Rick Mahler, 36, who is being used as a fill-in starter, held the Phillies to six hits and drove in a run at Philadelphia during a 5-0 victory that kept the Reds' lead at 9 1/2 games.

The right-hander went into the game with a 4.58 earned-run average but came out of it with his third victory in six decisions and his first shutout in more than a year.

Left fielder Billy Hatcher saved the shutout in the sixth inning when he made a perfect throw to the plate to nail Lenny Dykstra trying to score from third base on a fly ball.

Mariano Duncan singled home two runs in the second, and Mahler beat out a potential double play ground ball to drive in a run in the third as the Reds made it 4-0.

"My problem has been lack of consistency," said Mahler, one-time ace of the Atlanta Braves' staff. "I kept them off balance. I moved the fastball in and out and I changed speeds."

Mahler struck out five and walked one to hand the fading Phillies their fourth defeat in a row. He may have earned a regular starting job.

San Francisco 10, Chicago 9--Candlestick Park, with its notorious swirling winds, has a history of strange games. But few have been much stranger than this one:

--The Giants scored 10 runs although their two power hitters, Will Clark and Kevin Mitchell, each struck out four times.

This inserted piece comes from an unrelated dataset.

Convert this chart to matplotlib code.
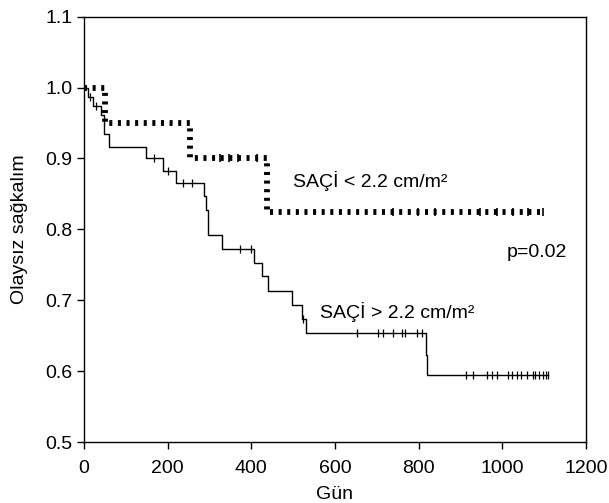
import numpy as np
import matplotlib
matplotlib.use("Agg")
import matplotlib.pyplot as plt

plt.rcParams['font.family'] = ['Liberation Sans', 'DejaVu Sans']
plt.rcParams['lines.scale_dashes'] = False

# SAÇİ > 2.2 cm/m2 (solid)
hi_times = [0, 10, 22, 40, 47, 60, 148, 189, 219, 287, 291, 297, 330, 406, 425, 440, 497, 521, 531, 818, 821, 1110]
hi_surv = [1.0, 0.987, 0.974, 0.961, 0.935, 0.916, 0.900, 0.882, 0.865, 0.847, 0.828, 0.792, 0.772, 0.753,
           0.734, 0.713, 0.694, 0.674, 0.654, 0.623, 0.595, 0.595]
hi_cens = [15, 29, 167, 201, 237, 258, 373, 399, 524, 652, 703, 715, 739, 760, 767, 796, 808,
           913, 930, 964, 975, 987, 1013, 1023, 1035, 1045, 1059, 1073, 1078, 1088, 1097, 1104, 1109]

# SAÇİ < 2.2 cm/m2 (dashed)
lo_times = [0, 50, 253, 437, 1100]
lo_surv = [1.0, 0.95, 0.90, 0.825, 0.825]
lo_cens = [325, 347, 368, 413, 739, 798, 839, 947, 987, 1026, 1061, 1097]


def surv_at(times, surv, t):
    idx = np.searchsorted(times, t, side='right') - 1
    return np.array(surv)[idx]


fs = 14
fig = plt.figure(figsize=(6.09, 5.03), dpi=100)
ax = fig.add_axes([0.138, 0.121, 0.824, 0.846])

ax.step(hi_times, hi_surv, where='post', color='black', lw=1.0)
ax.plot(hi_cens, surv_at(hi_times, hi_surv, hi_cens), ls='none', marker='|',
        ms=5.5, mew=0.9, color='black')

ax.step(lo_times, lo_surv, where='post', color='black', lw=4.2, dashes=(2.2, 4.0))
ax.plot(lo_cens, surv_at(lo_times, lo_surv, lo_cens), ls='none', marker='|',
        ms=6, mew=1.2, color='black')

ax.text(500, 0.868, 'SAÇİ < 2.2 cm/m²', fontsize=fs, va='center')
ax.text(1011, 0.768, 'p=0.02', fontsize=fs, va='center')
ax.text(564, 0.683, 'SAÇİ > 2.2 cm/m²', fontsize=fs, va='center')

ax.set_xlim(0, 1200)
ax.set_ylim(0.5, 1.1)
ax.set_xticks(np.arange(0, 1201, 200))
ax.set_yticks(np.arange(0.5, 1.11, 0.1))
ax.set_yticklabels(['%.1f' % v for v in np.arange(0.5, 1.11, 0.1)])
ax.tick_params(direction='out', length=5, width=1, labelsize=fs, top=False, right=False)
ax.tick_params(axis='x', pad=8)
ax.set_xlabel('Gün', fontsize=fs, labelpad=6)
ax.set_ylabel('Olaysız sağkalım', fontsize=fs, labelpad=12)
for s in ax.spines.values():
    s.set_linewidth(1.0)

fig.savefig('out.png', dpi=100)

--San Francisco's veteran catcher, Gary Carter, had his first five-for-five game.

--The Cubs' Don Zimmer contributed some highly questionable managing.

In a seesaw battle, the Cubs went ahead against All-Star reliever Jeff Brantley, 9-8, in the top of the ninth inning.

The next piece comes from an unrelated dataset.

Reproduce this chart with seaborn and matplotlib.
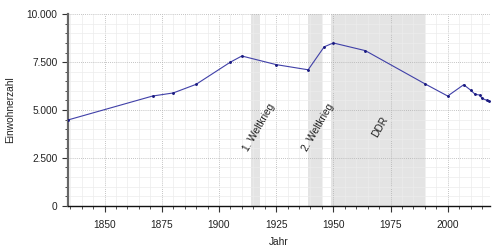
import matplotlib
matplotlib.use("Agg")
import matplotlib.pyplot as plt
import matplotlib.ticker as mticker
import seaborn as sns
import pandas as pd

years = [1834, 1871, 1880, 1890, 1905, 1910, 1925, 1939, 1946, 1950, 1964, 1990,
         2000, 2007, 2010, 2012, 2014, 2015, 2017, 2018]
population = [4480, 5730, 5890, 6340, 7500, 7820, 7370, 7100, 8300, 8500, 8100, 6370,
              5730, 6320, 6040, 5820, 5780, 5610, 5510, 5450]
periods = [(1914, 1918), (1939, 1945), (1949, 1990)]
period_labels = ["1. Weltkrieg", "2. Weltkrieg", "DDR"]
label_pos = [(1917.6, 4080), (1943.3, 4080), (1970.6, 4100)]

sns.set_theme(style="white")
plt.rcParams['font.family'] = ['Liberation Sans', 'DejaVu Sans']

df = pd.DataFrame({"Jahr": years, "Einwohnerzahl": population})

fig = plt.figure(figsize=(5, 2.5), dpi=100)
ax = fig.add_axes([0.136, 0.177, 0.844, 0.766])

for (a, b) in periods:
    ax.axvspan(a, b, color="#e4e4e4", zorder=0, lw=0)

sns.lineplot(data=df, x="Jahr", y="Einwohnerzahl", ax=ax, color="#4040a8", lw=0.8,
             marker="o", markersize=1.3, markerfacecolor="#1a1a80",
             markeredgecolor="#1a1a80", zorder=3)

for lab, (x, y) in zip(period_labels, label_pos):
    ax.text(x, y, lab, rotation=60, ha="center", va="center", fontsize=7.3, color="#222222")

ax.set_xlim(1834, 2018.5)
ax.set_ylim(0, 10000)
ax.xaxis.set_major_locator(mticker.MultipleLocator(25))
ax.xaxis.set_minor_locator(mticker.MultipleLocator(5))
ax.yaxis.set_major_locator(mticker.MultipleLocator(2500))
ax.yaxis.set_minor_locator(mticker.MultipleLocator(500))
ax.yaxis.set_major_formatter(mticker.FuncFormatter(lambda v, p: f"{int(v):,}".replace(",", ".")))

ax.grid(which="major", color="#b0b0b0", linestyle=(0, (1, 1.5)), lw=0.6, zorder=1)
ax.grid(which="minor", color="#ececec", linestyle="-", lw=0.5, zorder=1)
ax.set_axisbelow(True)

for s in ["top", "right"]:
    ax.spines[s].set_visible(False)
ax.spines["left"].set_color("#666666")
ax.spines["left"].set_linewidth(1.6)
ax.spines["bottom"].set_color("#111111")
ax.spines["bottom"].set_linewidth(1.0)

ax.tick_params(axis="both", which="major", direction="out", length=4, width=0.8,
               labelsize=7.3, color="#333333", labelcolor="#222222", bottom=True, left=True)
ax.tick_params(axis="both", which="minor", direction="out", length=2.5, width=0.6,
               color="#333333", bottom=True, left=True)
ax.tick_params(axis="x", which="major", pad=6)

ax.set_xlabel("Jahr", fontsize=7.3, color="#222222", labelpad=5)
ax.set_ylabel("Einwohnerzahl", fontsize=7.3, color="#222222", labelpad=8)

fig.savefig("out.png", dpi=100)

Then, after Carter's fifth hit had helped the Giants put runners on second and third with one out in the bottom of the inning, Zimmer let right-handed reliever Les Lancaster pitch to left-handed-hitting Mike Kingery. If the Cubs had walked Kingery, it would have brought up Jose Uribe, who is 0-11 against Lancaster. Kingery, however, delivered a two-run single to win the game.

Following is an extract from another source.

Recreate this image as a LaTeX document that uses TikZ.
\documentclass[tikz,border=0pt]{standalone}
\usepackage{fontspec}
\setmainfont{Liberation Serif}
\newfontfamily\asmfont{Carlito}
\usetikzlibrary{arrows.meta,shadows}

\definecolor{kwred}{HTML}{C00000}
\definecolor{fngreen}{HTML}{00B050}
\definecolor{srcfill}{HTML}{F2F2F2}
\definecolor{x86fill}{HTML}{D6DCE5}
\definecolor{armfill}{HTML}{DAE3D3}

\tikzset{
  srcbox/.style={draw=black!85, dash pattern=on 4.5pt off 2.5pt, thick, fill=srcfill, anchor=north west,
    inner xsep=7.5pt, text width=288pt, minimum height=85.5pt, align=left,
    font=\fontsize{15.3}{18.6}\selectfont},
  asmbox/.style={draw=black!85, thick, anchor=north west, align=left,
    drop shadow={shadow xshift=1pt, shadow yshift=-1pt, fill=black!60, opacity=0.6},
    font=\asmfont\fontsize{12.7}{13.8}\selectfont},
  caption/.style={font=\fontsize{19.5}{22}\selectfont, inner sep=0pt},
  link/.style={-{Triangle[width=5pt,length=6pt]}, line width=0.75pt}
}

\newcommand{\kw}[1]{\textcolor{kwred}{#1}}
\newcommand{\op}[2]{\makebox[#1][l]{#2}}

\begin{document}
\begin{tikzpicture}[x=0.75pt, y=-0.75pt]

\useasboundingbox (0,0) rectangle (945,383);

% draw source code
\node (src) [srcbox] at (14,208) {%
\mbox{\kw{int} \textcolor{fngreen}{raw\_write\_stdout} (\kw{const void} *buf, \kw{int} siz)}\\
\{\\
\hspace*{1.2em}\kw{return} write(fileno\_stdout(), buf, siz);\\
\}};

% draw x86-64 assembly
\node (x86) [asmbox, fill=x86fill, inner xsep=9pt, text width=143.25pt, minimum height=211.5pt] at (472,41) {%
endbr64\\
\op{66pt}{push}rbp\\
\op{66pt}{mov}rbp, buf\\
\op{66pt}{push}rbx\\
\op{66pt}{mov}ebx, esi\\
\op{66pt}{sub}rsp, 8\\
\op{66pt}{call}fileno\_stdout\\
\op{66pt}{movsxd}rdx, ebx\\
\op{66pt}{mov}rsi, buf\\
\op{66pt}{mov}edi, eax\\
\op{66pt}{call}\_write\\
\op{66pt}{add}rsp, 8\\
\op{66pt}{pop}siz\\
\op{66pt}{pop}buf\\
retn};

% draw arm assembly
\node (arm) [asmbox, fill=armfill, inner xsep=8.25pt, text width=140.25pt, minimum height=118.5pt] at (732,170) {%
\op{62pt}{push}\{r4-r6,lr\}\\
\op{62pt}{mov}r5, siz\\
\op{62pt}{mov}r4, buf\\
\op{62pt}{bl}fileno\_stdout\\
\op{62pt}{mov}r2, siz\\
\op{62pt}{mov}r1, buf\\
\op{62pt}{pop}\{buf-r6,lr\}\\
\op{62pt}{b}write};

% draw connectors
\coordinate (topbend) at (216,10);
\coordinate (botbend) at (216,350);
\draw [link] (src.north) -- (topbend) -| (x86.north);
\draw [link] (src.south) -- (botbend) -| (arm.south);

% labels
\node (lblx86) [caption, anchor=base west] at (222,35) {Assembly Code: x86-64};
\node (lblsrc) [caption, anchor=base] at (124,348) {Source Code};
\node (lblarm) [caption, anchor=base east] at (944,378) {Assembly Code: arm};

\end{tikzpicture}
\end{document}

Carter also hit a home run and drove in three runs.

Atlanta 4, New York 3--Jim Presley hit his 11th home run to break a 3-3 tie in the eighth inning at Atlanta to end the Mets' five-game winning streak. It was only their second loss in the last 17 games and their fifth in the last 30.

Met starter Sid Fernandez, who had missed his two previous starts because of a sore elbow, left with a 3-2 lead after striking out 10 batters in six innings. He had given up a two-run home run to Dale Murphy.

Dave Justice homered off loser Jeff Innis to tie it in the seventh.

Montreal 3, Houston 1--The Expos have taken advantage of the Astros' inability to win on the road.

Spike Owen and Larry Walker hit home runs to support pitcher Zane Smith as the Expos won their fourth consecutive game, while dealing the Astros their 20th loss in the last 21 games on the road.

San Diego 3, St. Louis 1--Bruce Hurst, shaking a two-month slump, pitched a two-hitter at San Diego.

It was only Hurst's second victory in his last 10 starts. He walked four and struck out four.

Jack Clark broke a 1-1 tie in the fifth inning with his 11th home run.